**Exercise directions**
Can you copy out the data exactly? Leave the images out.

— START —

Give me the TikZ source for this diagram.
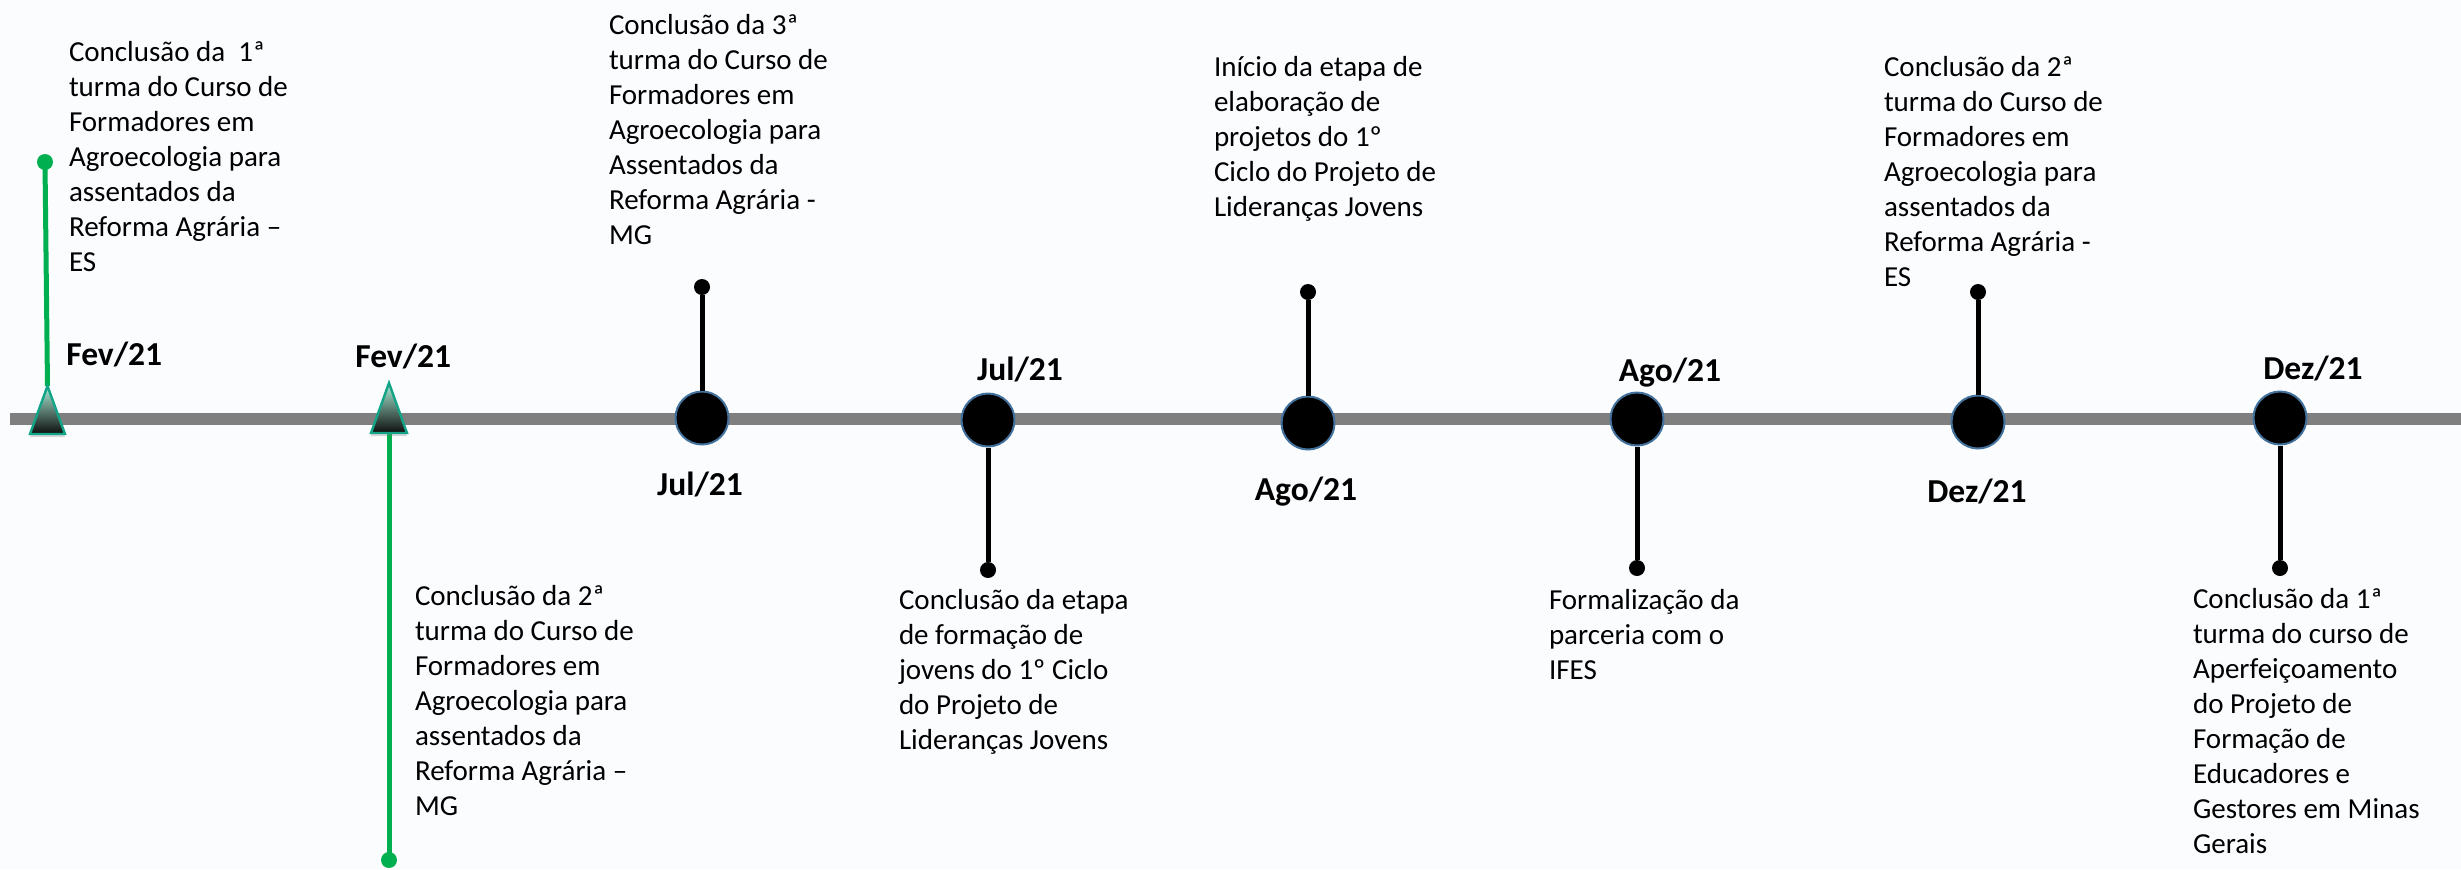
\documentclass[tikz,border=0pt]{standalone}
\usepackage{fontspec}
\setmainfont{Carlito}
\usetikzlibrary{shadows}
\definecolor{bgc}{RGB}{251,252,254}
\definecolor{barc}{RGB}{127,127,127}
\definecolor{grn}{RGB}{0,176,80}
\definecolor{cbd}{RGB}{65,113,156}
\definecolor{tritop}{RGB}{170,238,216}
\definecolor{trimid}{RGB}{84,156,134}
\definecolor{tribot}{RGB}{13,13,13}
\definecolor{tribd}{RGB}{19,164,135}
\newcommand{\evtxt}[1]{\parbox[t]{170pt}{\fontsize{14.5pt}{17.5pt}\selectfont\raggedright #1}}
\tikzset{
 evt/.style={inner sep=0pt, outer sep=0pt, anchor=base west},
 datelbl/.style={inner sep=0pt, anchor=base, font=\fontsize{16.75pt}{20pt}\selectfont\bfseries},
 milestone/.style={circle, fill=black, draw=cbd, line width=1pt, minimum size=26.5pt, inner sep=0pt},
 stemdot/.style={circle, fill=black, minimum size=8pt, inner sep=0pt},
 gdot/.style={circle, fill=grn, minimum size=8pt, inner sep=0pt},
 stem/.style={line width=2.5pt, black},
 gstem/.style={line width=2.5pt, grn},
 tlbar/.style={line width=6pt, barc},
 marker/.style={top color=tritop, middle color=trimid, bottom color=tribot, draw=tribd, line width=1.2pt, line join=miter,
   drop shadow={shadow xshift=0pt, shadow yshift=-1.5pt, opacity=0.3}},
}
\begin{document}
\begin{tikzpicture}[x=0.5pt,y=-0.5pt]
\fill[bgc] (0,0) rectangle (2461,869);
\useasboundingbox (0,0) rectangle (2461,869);
% timeline bar
\coordinate (barL) at (10,419);
\coordinate (barR) at (2461,419);
\draw[tlbar] (barL) -- (barR);
% green markers
\node[gdot] (g1) at (45,162) {};
\coordinate (t1) at (47.5,386);
\draw[gstem] (g1.center) -- (t1);
\node[gdot] (g2) at (389,860) {};
\coordinate (t2b) at (389,433);
\draw[gstem] (t2b) -- (g2.center);
\path[marker] (t1) -- (30,434) -- (65,434) -- cycle;
\coordinate (t2) at (389,383);
\path[marker] (t2) -- (371,433) -- (407,433) -- cycle;
% milestones
\node[milestone] (c1) at (702,418) {};
\node[milestone] (c2) at (988,420) {};
\node[milestone] (c3) at (1308,423) {};
\node[milestone] (c4) at (1637,419) {};
\node[milestone] (c5) at (1978,422) {};
\node[milestone] (c6) at (2280,418) {};
\node[stemdot] (d1) at (702,287) {};
\node[stemdot] (d2) at (988,570) {};
\node[stemdot] (d3) at (1308,292) {};
\node[stemdot] (d4) at (1637,568) {};
\node[stemdot] (d5) at (1978,292) {};
\node[stemdot] (d6) at (2280,568) {};
\draw[stem] (c1) -- (d1);
\draw[stem] (c2) -- (d2);
\draw[stem] (c3) -- (d3);
\draw[stem] (c4) -- (d4);
\draw[stem] (c5) -- (d5);
\draw[stem] (c6) -- (d6);
% date labels
\node[datelbl, anchor=base west] (l1) at (66,365) {Fev/21};
\node[datelbl, anchor=base west] (l2) at (355,367) {Fev/21};
\node[datelbl] (l3) at (700,495) {Jul/21};
\node[datelbl] (l4) at (1020,380) {Jul/21};
\node[datelbl] (l5) at (1306,500) {Ago/21};
\node[datelbl] (l6) at (1670,381) {Ago/21};
\node[datelbl] (l7) at (1977,502) {Dez/21};
\node[datelbl] (l8) at (2313,379) {Dez/21};
% event texts
\node[evt] (e1) at (69,61) {\evtxt{Conclusão da\ \ 1ª\\turma do Curso de\\Formadores em\\Agroecologia para\\assentados da\\Reforma Agrária –\\ES}};
\node[evt] (e2) at (415,605) {\evtxt{Conclusão da 2ª\\turma do Curso de\\Formadores em\\Agroecologia para\\assentados da\\Reforma Agrária –\\MG}};
\node[evt] (e3) at (609,34) {\evtxt{Conclusão da 3ª\\turma do Curso de\\Formadores em\\Agroecologia para\\Assentados da\\Reforma Agrária -\\MG}};
\node[evt] (e4) at (1214,76) {\evtxt{Início da etapa de\\elaboração de\\projetos do 1º\\Ciclo do Projeto de\\Lideranças Jovens}};
\node[evt] (e5) at (899,609) {\evtxt{Conclusão da etapa\\de formação de\\jovens do 1º Ciclo\\do Projeto de\\Lideranças Jovens}};
\node[evt] (e6) at (1549,609) {\evtxt{Formalização da\\parceria com o\\IFES}};
\node[evt] (e7) at (1884,76) {\evtxt{Conclusão da 2ª\\turma do Curso de\\Formadores em\\Agroecologia para\\assentados da\\Reforma Agrária -\\ES}};
\node[evt] (e8) at (2193,608) {\evtxt{Conclusão da 1ª\\turma do curso de\\Aperfeiçoamento\\do Projeto de\\Formação de\\Educadores e\\Gestores em Minas\\Gerais}};
\end{tikzpicture}
\end{document}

— END —

**Reply to the task**
Give me the TikZ source for this diagram.
\documentclass[tikz,border=0pt]{standalone}
\usepackage{fontspec}
\setmainfont{Carlito}
\usetikzlibrary{shadows}
\definecolor{bgc}{RGB}{251,252,254}
\definecolor{barc}{RGB}{127,127,127}
\definecolor{grn}{RGB}{0,176,80}
\definecolor{cbd}{RGB}{65,113,156}
\definecolor{tritop}{RGB}{170,238,216}
\definecolor{trimid}{RGB}{84,156,134}
\definecolor{tribot}{RGB}{13,13,13}
\definecolor{tribd}{RGB}{19,164,135}
\newcommand{\evtxt}[1]{\parbox[t]{170pt}{\fontsize{14.5pt}{17.5pt}\selectfont\raggedright #1}}
\tikzset{
 evt/.style={inner sep=0pt, outer sep=0pt, anchor=base west},
 datelbl/.style={inner sep=0pt, anchor=base, font=\fontsize{16.75pt}{20pt}\selectfont\bfseries},
 milestone/.style={circle, fill=black, draw=cbd, line width=1pt, minimum size=26.5pt, inner sep=0pt},
 stemdot/.style={circle, fill=black, minimum size=8pt, inner sep=0pt},
 gdot/.style={circle, fill=grn, minimum size=8pt, inner sep=0pt},
 stem/.style={line width=2.5pt, black},
 gstem/.style={line width=2.5pt, grn},
 tlbar/.style={line width=6pt, barc},
 marker/.style={top color=tritop, middle color=trimid, bottom color=tribot, draw=tribd, line width=1.2pt, line join=miter,
   drop shadow={shadow xshift=0pt, shadow yshift=-1.5pt, opacity=0.3}},
}
\begin{document}
\begin{tikzpicture}[x=0.5pt,y=-0.5pt]
\fill[bgc] (0,0) rectangle (2461,869);
\useasboundingbox (0,0) rectangle (2461,869);
% timeline bar
\coordinate (barL) at (10,419);
\coordinate (barR) at (2461,419);
\draw[tlbar] (barL) -- (barR);
% green markers
\node[gdot] (g1) at (45,162) {};
\coordinate (t1) at (47.5,386);
\draw[gstem] (g1.center) -- (t1);
\node[gdot] (g2) at (389,860) {};
\coordinate (t2b) at (389,433);
\draw[gstem] (t2b) -- (g2.center);
\path[marker] (t1) -- (30,434) -- (65,434) -- cycle;
\coordinate (t2) at (389,383);
\path[marker] (t2) -- (371,433) -- (407,433) -- cycle;
% milestones
\node[milestone] (c1) at (702,418) {};
\node[milestone] (c2) at (988,420) {};
\node[milestone] (c3) at (1308,423) {};
\node[milestone] (c4) at (1637,419) {};
\node[milestone] (c5) at (1978,422) {};
\node[milestone] (c6) at (2280,418) {};
\node[stemdot] (d1) at (702,287) {};
\node[stemdot] (d2) at (988,570) {};
\node[stemdot] (d3) at (1308,292) {};
\node[stemdot] (d4) at (1637,568) {};
\node[stemdot] (d5) at (1978,292) {};
\node[stemdot] (d6) at (2280,568) {};
\draw[stem] (c1) -- (d1);
\draw[stem] (c2) -- (d2);
\draw[stem] (c3) -- (d3);
\draw[stem] (c4) -- (d4);
\draw[stem] (c5) -- (d5);
\draw[stem] (c6) -- (d6);
% date labels
\node[datelbl, anchor=base west] (l1) at (66,365) {Fev/21};
\node[datelbl, anchor=base west] (l2) at (355,367) {Fev/21};
\node[datelbl] (l3) at (700,495) {Jul/21};
\node[datelbl] (l4) at (1020,380) {Jul/21};
\node[datelbl] (l5) at (1306,500) {Ago/21};
\node[datelbl] (l6) at (1670,381) {Ago/21};
\node[datelbl] (l7) at (1977,502) {Dez/21};
\node[datelbl] (l8) at (2313,379) {Dez/21};
% event texts
\node[evt] (e1) at (69,61) {\evtxt{Conclusão da\ \ 1ª\\turma do Curso de\\Formadores em\\Agroecologia para\\assentados da\\Reforma Agrária –\\ES}};
\node[evt] (e2) at (415,605) {\evtxt{Conclusão da 2ª\\turma do Curso de\\Formadores em\\Agroecologia para\\assentados da\\Reforma Agrária –\\MG}};
\node[evt] (e3) at (609,34) {\evtxt{Conclusão da 3ª\\turma do Curso de\\Formadores em\\Agroecologia para\\Assentados da\\Reforma Agrária -\\MG}};
\node[evt] (e4) at (1214,76) {\evtxt{Início da etapa de\\elaboração de\\projetos do 1º\\Ciclo do Projeto de\\Lideranças Jovens}};
\node[evt] (e5) at (899,609) {\evtxt{Conclusão da etapa\\de formação de\\jovens do 1º Ciclo\\do Projeto de\\Lideranças Jovens}};
\node[evt] (e6) at (1549,609) {\evtxt{Formalização da\\parceria com o\\IFES}};
\node[evt] (e7) at (1884,76) {\evtxt{Conclusão da 2ª\\turma do Curso de\\Formadores em\\Agroecologia para\\assentados da\\Reforma Agrária -\\ES}};
\node[evt] (e8) at (2193,608) {\evtxt{Conclusão da 1ª\\turma do curso de\\Aperfeiçoamento\\do Projeto de\\Formação de\\Educadores e\\Gestores em Minas\\Gerais}};
\end{tikzpicture}
\end{document}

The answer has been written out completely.